Matter of Bolton v Town of S. Bristol Planning Bd.
2007 NY Slip Op 02307 [38 AD3d 1307]
March 16, 2007
Appellate Division, Fourth Department
Published by New York State Law Reporting Bureau pursuant to Judiciary Law § 431.
As corrected through Wednesday, May 9, 2007


In the Matter of Richard H. Bolton, Appellant, v Town of South Bristol Planning Board, Respondent, and Bristol Harbor Development, LLC, Intervenor-Respondent.

[*1] Richard H. Bolton, petitioner-appellant pro se.

Wolford & Leclair LLP, Rochester (Mary Jo S. Korona of counsel), for respondent-respondent.

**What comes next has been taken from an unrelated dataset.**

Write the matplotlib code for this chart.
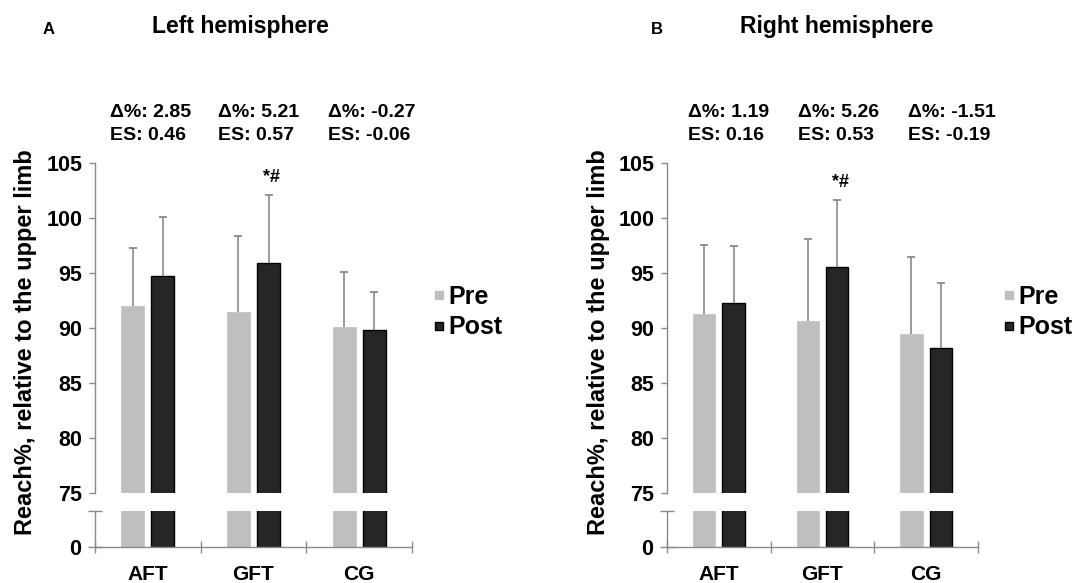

Kenyon & Kenyon, Canandaigua (William R. Kenyon of counsel), for repondent-intervenor-respondent.

Appeal from a judgment (denominated order) of the Supreme Court, Ontario County (John J. Ark, J.), entered April 20, 2006 in a proceeding pursuant to CPLR article 78. The judgment dismissed the petition.

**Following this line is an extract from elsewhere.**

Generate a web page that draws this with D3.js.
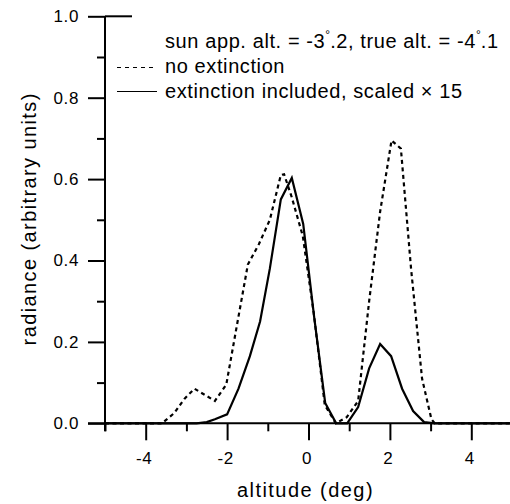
<!DOCTYPE html>
<html>
<head>
<meta charset="utf-8">
<script src="https://cdn.jsdelivr.net/npm/d3@7"></script>
<style>
  body { margin: 0; background: #fff; }
  #chart { width: 510px; height: 504px; }
  text { font-family: "Liberation Sans", Arial, Helvetica, sans-serif; fill: #000; }
</style>
</head>
<body>
<div id="chart"></div>
<script>

// no extinction (dashed)
const noExtAlt = [-5, -3.6, -3.3, -3.05, -2.8, -2.55, -2.3, -2.02, -1.76, -1.49, -1.22, -0.95, -0.68, -0.6, -0.41, -0.14, 0.13, 0.4, 0.67, 0.94, 1.22, 1.49, 1.76, 2.04, 2.27, 2.52, 2.79, 3.02, 3.1, 5];
const noExtRad = [0, 0, 0.025, 0.06, 0.085, 0.07, 0.055, 0.095, 0.24, 0.39, 0.44, 0.5, 0.61, 0.612, 0.555, 0.46, 0.27, 0.045, 0, 0.015, 0.055, 0.3, 0.52, 0.695, 0.675, 0.38, 0.11, 0.01, 0, 0];

// extinction included, scaled x 15 (solid)
const extAlt = [-5, -3.0, -2.75, -2.5, -2.3, -2.0, -1.72, -1.44, -1.19, -0.95, -0.68, -0.41, -0.13, 0.14, 0.41, 0.68, 0.95, 1.22, 1.49, 1.76, 2.03, 2.3, 2.57, 2.84, 3.1, 5];
const extRad = [0, 0, 0, 0.003, 0.01, 0.022, 0.085, 0.165, 0.25, 0.38, 0.55, 0.603, 0.49, 0.26, 0.05, 0, 0, 0.04, 0.135, 0.195, 0.165, 0.085, 0.03, 0.003, 0, 0];

const xMajor = [-4, -2, 0, 2, 4];
const xMinor = [-5, -3, -1, 1, 3, 5];
const yMajor = [0, 0.2, 0.4, 0.6, 0.8, 1.0];
const yMinor = [0.1, 0.3, 0.5, 0.7, 0.9];

class RadianceViz {

    constructor(_parentElement) {
        this.parentElement = _parentElement;
        this.initVis();
    }

    initVis() {
        let vis = this;

        vis.margin = { top: 16.3, right: -2, bottom: 80.7, left: 105 };
        vis.width = 510 - vis.margin.left - vis.margin.right;
        vis.height = 504 - vis.margin.top - vis.margin.bottom;

        vis.svg = d3.select("#" + vis.parentElement).append("svg")
            .attr("width", 510)
            .attr("height", 504)
            .append("g")
            .attr("transform", "translate(" + vis.margin.left + "," + vis.margin.top + ")");

        vis.x = d3.scaleLinear().domain([-5, 5]).range([0, vis.width]);
        vis.y = d3.scaleLinear().domain([0, 1]).range([vis.height, 0]);

        // minor ticks
        vis.svg.append("g")
            .attr("class", "axis")
            .attr("transform", "translate(0," + vis.height + ")")
            .call(d3.axisBottom(vis.x).tickValues(xMinor).tickSize(8).tickFormat(""));
        vis.svg.append("g")
            .attr("class", "axis")
            .call(d3.axisLeft(vis.y).tickValues(yMinor).tickSize(8).tickFormat(""));

        // major ticks
        vis.svg.append("g")
            .attr("class", "axis x-axis")
            .attr("transform", "translate(0," + vis.height + ")")
            .call(d3.axisBottom(vis.x).tickValues(xMajor).tickSize(17).tickPadding(12)
                .tickFormat(d => d3.format("d")(d).replace("−", "-")));
        vis.svg.append("g")
            .attr("class", "axis y-axis")
            .call(d3.axisLeft(vis.y).tickValues(yMajor).tickSize(17).tickPadding(9)
                .tickFormat(d3.format(".1f")));

        vis.svg.selectAll(".axis .domain").remove();
        vis.svg.selectAll(".axis line").attr("stroke", "#000").attr("stroke-width", 2);
        vis.svg.selectAll(".axis text").style("font-size", "17px")
            .style("letter-spacing", "0.6px")
            .style("font-family", "'Liberation Sans', Arial, sans-serif").attr("fill", "#000");
        vis.svg.selectAll(".x-axis text").attr("dx", "-2px");

        // axis lines
        vis.svg.append("line")
            .attr("x1", -17).attr("x2", vis.x(5))
            .attr("y1", vis.y(0)).attr("y2", vis.y(0))
            .attr("stroke", "#000").attr("stroke-width", 2);
        vis.svg.append("line")
            .attr("x1", 0).attr("x2", 0)
            .attr("y1", vis.y(1)).attr("y2", vis.y(0) + 8)
            .attr("stroke", "#000").attr("stroke-width", 2);
        vis.svg.append("line")
            .attr("x1", 0).attr("x2", 27)
            .attr("y1", vis.y(1)).attr("y2", vis.y(1))
            .attr("stroke", "#000").attr("stroke-width", 2);

        // axis titles
        vis.svg.append("text")
            .attr("x", vis.x(0) - 3)
            .attr("y", 481)
            .attr("text-anchor", "middle")
            .style("font-size", "20px")
            .style("letter-spacing", "1.45px")
            .text("altitude (deg)");

        vis.svg.append("text")
            .attr("transform", "translate(-69," + (vis.y(0.5) - 1) + ") rotate(-90)")
            .attr("text-anchor", "middle")
            .style("font-size", "20px")
            .style("letter-spacing", "1.4px")
            .text("radiance (arbitrary units)");

        vis.line = d3.line()
            .x(d => vis.x(d[0]))
            .y(d => vis.y(d[1]));

        vis.wrangleData();
    }

    wrangleData() {
        let vis = this;
        vis.noExt = noExtAlt.map((a, i) => [a, noExtRad[i]]);
        vis.ext = extAlt.map((a, i) => [a, extRad[i]]);
        vis.updateVis();
    }

    updateVis() {
        let vis = this;

        vis.svg.append("path")
            .datum(vis.noExt)
            .attr("fill", "none")
            .attr("stroke", "#000")
            .attr("stroke-width", 2.2)
            .attr("stroke-dasharray", "4,3.5")
            .attr("d", vis.line);

        vis.svg.append("path")
            .datum(vis.ext)
            .attr("fill", "none")
            .attr("stroke", "#000")
            .attr("stroke-width", 2.2)
            .attr("d", vis.line);

        // legend
        let lg = vis.svg.append("g").attr("transform", "translate(-105,-16.3)")
            .style("font-size", "20px")
            .style("letter-spacing", "0.6px");
        let t1 = lg.append("text").attr("x", 165).attr("y", 48);
        t1.append("tspan").text("sun app. alt. = -3");
        t1.append("tspan").attr("dy", -9).style("font-size", "12px").style("letter-spacing", "0px").text("°");
        t1.append("tspan").attr("dy", 9).text(".2, true alt. = -4");
        t1.append("tspan").attr("dy", -9).style("font-size", "12px").style("letter-spacing", "0px").text("°");
        t1.append("tspan").attr("dy", 9).text(".1");

        lg.append("line")
            .attr("x1", 117).attr("x2", 157).attr("y1", 67.5).attr("y2", 67.5)
            .attr("stroke", "#000").attr("stroke-width", 1.2).attr("stroke-dasharray", "4,4");
        lg.append("text").attr("x", 165).attr("y", 73).text("no extinction");

        lg.append("line")
            .attr("x1", 117).attr("x2", 157).attr("y1", 91.5).attr("y2", 91.5)
            .attr("stroke", "#000").attr("stroke-width", 1.2);
        lg.append("text").attr("x", 165).attr("y", 97.5).text("extinction included, scaled × 15");
    }
}

new RadianceViz("chart");
</script>
</body>
</html>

It is hereby ordered that the judgment so appealed from be and the same hereby is unanimously affirmed without costs.

Memorandum: Petitioner commenced this CPLR article 78 proceeding seeking to annul the negative declaration issued by respondent pursuant to the State Environmental Quality Review Act (ECL art 8) in connection with the proposal of respondent-intervenor to expand a residential development overlooking Canandaigua Lake. We conclude that Supreme Court properly dismissed the petition on the ground that petitioner lacks standing to bring this proceeding. Petitioner lives one mile from the residential development, on the opposite side of the lake, and he did not demonstrate that he "will suffer an environmental impact in fact [as a result of the proposed expansion], i.e., one that is in some way different from that of the public at large" (Matter of Piela v Van Voris, 229 AD2d 94, 95 [1997]; see Matter of Buerger v Town of Grafton, 235 AD2d 984, 984-985 [1997], lv denied 89 NY2d 816 [1997]; Matter of Schulz v Warren County Bd. of Supervisors, 206 AD2d 672, 674 [1994], lv denied 85 NY2d 805 [1995]; see generally Matter of Gerdts v State of New York, 210 AD2d 645, 646-647 [1994], appeal dismissed 85 NY2d 856 [1995], lv denied 85 NY2d 810 [1995]; Matter of Otsego 2000 v Planning Bd. of Town of Otsego, 171 AD2d 258, 259-260 [1991], lv denied 79 NY2d 753 [1992]). Petitioner's assertions of potential injury are speculative and conclusory and thus are lacking in probative value (see Matter of Noslen Corp. v Ontario County Bd. of Supervisors, 295 AD2d 924, 925 [2002]; see also Buerger, 235 AD2d at 985). In any event, were we to address the merits of the petition, we would conclude that respondent properly identified the relevant potential environmental impacts of the proposed expansion, took the requisite hard look at those [*2]impacts, and made a reasoned elaboration of the basis for its negative declaration (see generally Matter of Kahn v Pasnik, 90 NY2d 569, 574 [1997]; Matter of Gernatt Asphalt Prods. v Town of Sardinia, 87 NY2d 668, 688 [1996]; Matter of Jackson v New York State Urban Dev. Corp., 67 NY2d 400, 417 [1986]). Present—Centra, J.P., Lunn, Peradotto and Pine, JJ.